The Monetary Policy Committee decided a lower OCR is needed to support the outlook for employment and inflation consistent with its policy objectives.
As we get new information about the state of the economy, we may need to change the Official Cash Rate (OCR) to ensure inflation returns to our target mid-point of 2 percent per year, and to support maximum sustainable employment.
Annual GDP growth: 2.5 percent (Q1 2019)
Annual CPI inflation: 1.7 percent (Q2 2019)
Unemployment rate: 3.9 percent (Q2 2019)
Until the second half of 2018, the New Zealand economy expanded at a solid pace. The improving global economy, low interest rates, and population growth encouraged households and businesses to spend more.
As a result, businesses have needed more workers and the number of people unable to find jobs has fallen. Employment has risen to near its maximum sustainable level.
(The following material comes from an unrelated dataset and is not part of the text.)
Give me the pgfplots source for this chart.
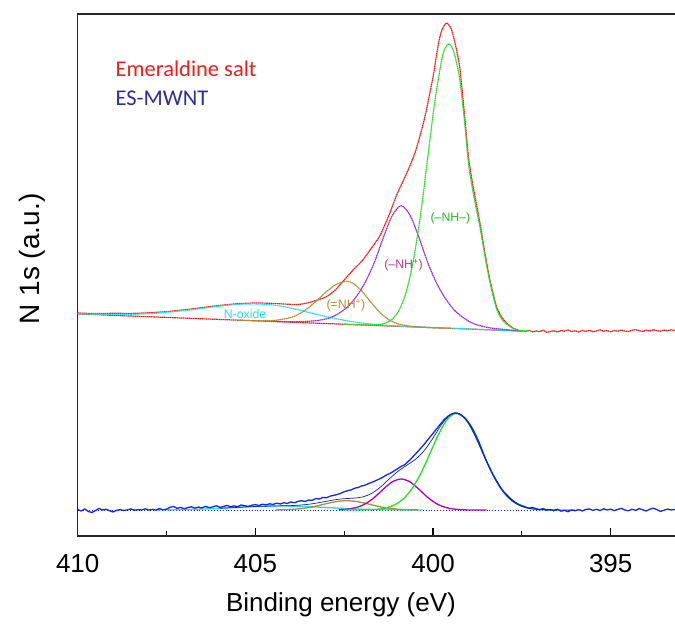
\documentclass[border=0pt]{standalone}
\usepackage{pgfplots}
\pgfplotsset{compat=1.18}
\usepackage{fontspec}
\setmainfont{Liberation Sans}
\newfontfamily\calib{Carlito}
\definecolor{cred}{RGB}{235,30,30}
\definecolor{cgreen}{RGB}{40,220,40}
\definecolor{cpurp}{RGB}{150,50,205}
\definecolor{cbrown}{RGB}{178,140,50}
\definecolor{ccyan}{RGB}{30,225,235}
\definecolor{cblue}{RGB}{20,40,230}
\definecolor{cpurp2}{RGB}{175,0,200}
\definecolor{cmwnt}{RGB}{45,45,155}
\definecolor{cnhp}{RGB}{175,60,150}
\begin{document}
\begin{tikzpicture}
\begin{axis}[
 at={(77.7pt,90pt)}, anchor=south west,
 width=602.3pt, height=522pt, scale only axis,
 xmin=393.05, xmax=410, x dir=reverse, ymin=0, ymax=522,
 xtick={395,400,405,410}, minor xtick={397.5,402.5,407.5}, xtick pos=bottom, ytick=\empty,
 tick align=inside, major tick length=8pt, minor tick length=4.5pt,
 every tick/.style={black, line width=1.2pt},
 axis line style={line width=1.5pt, black!85},
 ticklabel style={font=\fontsize{26}{30}\selectfont},
 xticklabel style={yshift=-15pt},
 /pgf/number format/assume math mode=true,
 /pgf/number format/1000 sep={},
 top dots/.style={line width=1.2pt, dash pattern=on 1.6pt off 0.5pt},
]
% ---------- top: Emeraldine salt ----------
\addplot[cred, top dots, smooth, tension=0.4] coordinates {
(410,223) (409.5,222.4) (409,222.7) (408.5,222.6) (408,223.2) (407.5,224.4) (407,226.2)
(406.5,228.4) (406,230.6) (405.5,232.3) (405,233) (404.5,232.6) (404,231.6) (403.75,231.7)
(403.5,233.4) (403.25,236) (403,239.3) (402.75,246) (402.5,256) (402.25,266) (402,275)
(401.75,287) (401.5,300) (401.25,320) (401,343) (400.75,362) (400.5,384) (400.25,416)
(400,459) (399.85,492) (399.75,506) (399.62,513) (399.5,508) (399.4,496) (399.25,469)
(399.1,416) (399,378) (398.87,349) (398.68,313) (398.54,283) (398.4,256) (398.21,229)
(398.05,218) (397.93,213) (397.75,208) (397.56,205.3)};
\addplot[cred, top dots] coordinates {
(397.56,205.3) (397.4,204.8) (397.3,205.6) (397.2,204.2) (397.1,205.0) (397.0,204.4) (396.9,205.8)
(396.8,203.6) (396.7,204.6) (396.6,205.2) (396.5,204.0) (396.4,205.4) (396.3,204.8) (396.2,206.0)
(396.1,204.4) (396.0,205.2) (395.9,204.0) (395.8,205.6) (395.7,204.6) (395.6,205.8) (395.5,204.2)
(395.4,205.0) (395.3,206.2) (395.2,204.8) (395.1,205.4) (395.0,204.2) (394.9,205.6) (394.8,204.8)
(394.7,206.0) (394.6,205.0) (394.5,204.4) (394.4,205.8) (394.3,206.4) (394.2,205.2) (394.1,204.6)
(394.0,205.8) (393.9,205.0) (393.8,206.2) (393.7,205.4) (393.6,204.8) (393.5,206.0) (393.4,205.2)
(393.3,206.2) (393.2,205.6) (393.05,205.2)};
% baseline
\addplot[cred, top dots] coordinates {(410,222) (397.56,205)};
% N-oxide
\addplot[ccyan, top dots, smooth] coordinates {
(410,222.2) (409,221.4) (408,222.3) (407,225.4) (406.5,227.6) (406,229.9) (405.5,231.6)
(405,232.1) (404.5,231.0) (404,227.9) (403.5,223.6) (403,219.3) (402.5,215.7) (402,213.0)
(401.5,211.2) (401,210.0) (400,208.3) (399,207.0) (398,205.6) (397.5,205.0)};
% =NH+
\addplot[cbrown, top dots, smooth] coordinates {
(405.5,215.9) (405,215.3) (404.5,215.4) (404,218.5) (403.75,222.4) (403.5,228.4) (403.25,236.1)
(403,244.3) (402.75,251.1) (402.5,254.5) (402.42,254.7) (402.25,252.7) (402,244.8) (401.75,233.8)
(401.5,223.7) (401.25,216.4) (401,212.3) (400.75,210.3) (400.5,209.3) (400,208.3) (399.5,207.7)};
% -NH+
\addplot[cpurp, top dots, smooth] coordinates {
(404.5,214.7) (403.89,214.3) (403.39,215.0) (403.14,216.1) (402.89,218.3) (402.64,222.9)
(402.39,229.6) (402.14,240.3) (401.89,254.9) (401.64,274.6) (401.39,299.2) (401.14,320.9)
(400.89,330.3) (400.64,320.2) (400.39,297.9) (400.14,272.5) (399.89,252.2) (399.64,236.8)
(399.39,225.5) (399.14,218.2) (398.89,212.8) (398.64,210.0) (398.39,208.1) (397.89,206.1) (397.5,205.0)};
% -NH-
\addplot[cgreen, top dots, smooth] coordinates {
(402.5,211.8) (401.855,211.0) (401.555,211.3) (401.355,212.7) (401.155,216.7) (400.955,225.8)
(400.755,244.1) (400.555,275.1) (400.355,320.4) (400.155,376.5) (399.955,433.4) (399.755,476.2)
(399.655,488.1) (399.555,492.0) (399.455,488) (399.355,476) (399.25,457) (399.155,428) (399.1,410)
(399.0,372) (398.87,343) (398.68,309) (398.54,280) (398.40,254) (398.21,227) (398.05,216)
(397.93,212) (397.75,207.5) (397.56,205.5) (397.3,205)};
% ---------- bottom: ES-MWNT ----------
\addplot[cblue, line width=0.9pt, dotted] coordinates {(410,26) (396,26)};
\addplot[ccyan, line width=1.3pt, smooth] coordinates {
(407.8,26.1) (407.3,26.3) (406.8,26.6) (406.3,27.2) (405.8,28.1) (405.3,29.0) (404.8,29.7) (404.3,30.0)
(403.8,29.7) (403.3,29.0) (402.8,28.1) (402.3,27.2) (401.8,26.6) (401.3,26.3) (400.8,26.1) (400.3,26.0)};
\addplot[cbrown, line width=1.3pt, smooth] coordinates {
(404.43,26.1) (404.18,26.25) (403.93,26.65) (403.68,27.5) (403.43,28.8) (403.18,30.8) (402.93,32.9)
(402.68,34.6) (402.43,35.3) (402.18,34.6) (401.93,32.9) (401.68,30.8) (401.43,28.8) (401.18,27.5)
(400.93,26.65) (400.68,26.25) (400.43,26.1)};
\addplot[cpurp2, line width=1.3pt, smooth] coordinates {
(402.65,26.2) (402.4,26.9) (402.15,28.6) (401.9,32.3) (401.65,38.6) (401.4,46.8) (401.15,54.1)
(400.9,57) (400.65,54.1) (400.4,46.8) (400.15,38.6) (399.9,32.3) (399.65,28.6) (399.4,26.9)
(399.15,26.2) (398.9,26.0) (398.5,26.0)};
\addplot[cgreen, line width=1.3pt, smooth] coordinates {
(402.5,26.0) (401.84,26.2) (401.59,26.7) (401.34,28.0) (401.09,31.0) (400.84,37.0) (400.59,47.4)
(400.34,62.9) (400.09,82.2) (399.84,102.0) (399.59,117.0) (399.34,122.7) (399.09,117.0) (398.84,102.0)
(398.59,82.2) (398.34,62.9) (398.09,47.4) (397.84,37.0) (397.59,31.0) (397.34,28.0) (397.09,26.7)
(396.84,26.2) (396.5,26.0)};
\addplot[cblue, line width=1.3pt] coordinates {
(410.0,26.5) (409.9,25.0) (409.8,27.0) (409.7,24.5) (409.6,23.5) (409.5,25.5) (409.4,27.5) (409.3,26.0)
(409.2,26.8) (409.1,25.2) (409.0,24.0) (408.9,25.8) (408.8,26.3) (408.7,25.5) (408.6,26.2) (408.5,27.0)
(408.4,25.8) (408.3,26.4) (408.2,26.0) (408.1,27.2) (408.0,26.0) (407.9,26.6) (407.8,25.9) (407.7,27.4)
(407.6,26.2) (407.5,26.8) (407.4,28.8) (407.3,29.5) (407.2,27.6) (407.1,28.6) (407.0,27.2) (406.9,28.4)
(406.8,29.2) (406.7,27.8) (406.6,28.9) (406.5,28.0) (406.4,29.6) (406.3,28.3) (406.2,29.1) (406.1,30.2)
(406.0,28.7) (405.9,29.5) (405.8,30.6) (405.7,29.2) (405.6,30.1) (405.5,29.4) (405.4,31.0) (405.3,30.2)
(405.2,29.6) (405.1,30.8) (405.0,31.4) (404.9,30.5) (404.8,31.8) (404.7,31.0) (404.6,32.2) (404.5,31.6)
(404.4,32.8) (404.3,32.0) (404.2,33.3) (404.1,32.6) (404.0,34.0) (403.9,33.2) (403.8,34.6) (403.7,35.3)
(403.6,34.5) (403.5,36.0) (403.4,35.6) (403.3,37.5) (403.2,37.0) (403.1,38.6) (403.0,38.2) (402.9,39.8)
(402.8,40.6) (402.7,41.5) (402.6,42.6) (402.5,44.2) (402.4,45.3) (402.3,46.2) (402.2,47.8) (402.1,48.6)
(402.0,50.2) (401.9,51.0) (401.8,52.7) (401.7,54.0) (401.6,55.6) (401.5,57.2) (401.4,59.0) (401.3,61.3)
(401.2,62.8) (401.1,65.0) (401.0,67.2) (400.9,69.6) (400.8,71.2) (400.7,74.5) (400.6,78.0) (400.5,81.8)
(400.4,85.6) (400.3,89.6) (400.2,93.8) (400.1,98.4) (400.0,102.6) (399.9,107.2) (399.8,111.6) (399.7,115.8)
(399.6,119.3) (399.5,121.6) (399.4,123.0) (399.3,122.4) (399.2,120.8) (399.1,118.0) (399.0,113.6) (398.9,108.0)
(398.8,101.2) (398.7,93.4) (398.6,84.0) (398.5,75.2) (398.4,67.8) (398.3,60.6) (398.2,54.4) (398.1,48.6)
(398.0,43.8) (397.9,40.2) (397.8,36.8) (397.7,34.0) (397.6,31.8) (397.5,30.4) (397.4,29.0) (397.3,27.8)
(397.2,28.6) (397.1,27.2) (397.0,26.4) (396.9,27.4) (396.8,25.8) (396.7,26.6) (396.6,25.2) (396.5,26.8)
(396.4,24.8) (396.3,25.6) (396.2,24.4) (396.1,26.0) (396.0,25.2) (395.9,26.4) (395.8,25.0) (395.7,26.6)
(395.6,27.0) (395.5,25.6) (395.4,26.8) (395.3,25.4) (395.2,27.2) (395.1,26.0) (395.0,26.8) (394.9,25.4)
(394.8,26.6) (394.7,27.6) (394.6,26.0) (394.5,25.2) (394.4,26.8) (394.3,25.6) (394.2,27.4) (394.1,26.2)
(394.0,25.0) (393.9,26.8) (393.8,27.8) (393.7,26.4) (393.6,24.6) (393.5,25.8) (393.4,27.0) (393.3,26.0)
(393.2,26.6) (393.05,26.0)};
\addplot[cblue!80!black, line width=0.7pt, smooth] coordinates {
(406,27.7) (405.5,28.6) (405,29.5) (404.5,30.0) (404,30.4) (403.75,30.9) (403.5,31.7) (403.25,33.1)
(403,34.7) (402.75,36.3) (402.5,37.3) (402.25,37.8) (402,38.9) (401.75,42.2) (401.5,48.3) (401.25,56.5)
(401,64.3) (400.75,70.5) (400.5,76.5) (400.25,85.3) (400,98.0) (399.75,112.0) (399.5,121.7) (399.25,122.3)
(399,112.6) (398.75,95.1) (398.5,75.0) (398.25,56.7) (398,43.1) (397.75,34.4) (397.5,29.7) (397.25,27.4)
(397,26.5) (396.5,26.05) (396,26)};
% ---------- labels ----------
\node[anchor=west, text=cred, font=\calib\fontsize{22.5}{26}\selectfont] at (axis cs:409.03,467) {Emeraldine salt};
\node[anchor=west, text=cmwnt, font=\calib\fontsize{22.5}{26}\selectfont] at (axis cs:409.03,438) {ES-MWNT};
\node[text=cgreen!85!black, font=\fontsize{12.3}{14}\selectfont] at (axis cs:399.51,318) {(–NH–)};
\node[text=cnhp, font=\fontsize{12.3}{14}\selectfont] at (axis cs:400.83,271) {(–NH\textsuperscript{+})};
\node[text=cbrown, font=\fontsize{12.3}{14}\selectfont] at (axis cs:402.45,231) {(=NH\textsuperscript{+})};
\node[text=ccyan, font=\fontsize{12.3}{14}\selectfont] at (axis cs:405.29,222) {N-oxide};
\end{axis}
\node[font=\fontsize{26}{30}\selectfont] at (341pt,21pt) {Binding energy (eV)};
\node[rotate=90, font=\fontsize{28}{32}\selectfont] at (32.7pt,367pt) {N 1s (a.u.)};
\pgfresetboundingbox
\useasboundingbox (0,0) rectangle (675pt,626pt);
\end{tikzpicture}
\end{document}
Inflation for domestically produced goods and services has picked up to just below its historical average. Consumer price inflation has stayed within our 1 to 3 percent target range since late 2016, but has been below the target mid-point.
Growth in the economy slowed over the second half of 2018. Headwinds have emerged from both international and domestic sources.
Growth in our key trading partners has been slowing since mid-2018. Trade disputes between major economies have reduced global trade and firms around the world have held off on investment.
In New Zealand, a lack of confidence in the economic outlook has reduced business investment. The housing market has been moderating, with slowing momentum broadening beyond Auckland. Slower growth has continued in 2019. We expect this will dampen employment and inflation in the near term.
With headwinds increasing, the economy needs more support from monetary policy. Lower interest rates encourage consumers to spend, and businesses to invest and hire more people. This supports economic activity and employment, and nudges inflation towards our target mid-point of 2 percent per year. Higher government spending will also boost economic activity and job growth.
However, economic growth could slow further over the next year if the global economy slows by more than we expect, reducing demand for our products. Should this happen, we can lower interest rates further to provide more support for employment and to ensure inflation remains around 2 percent.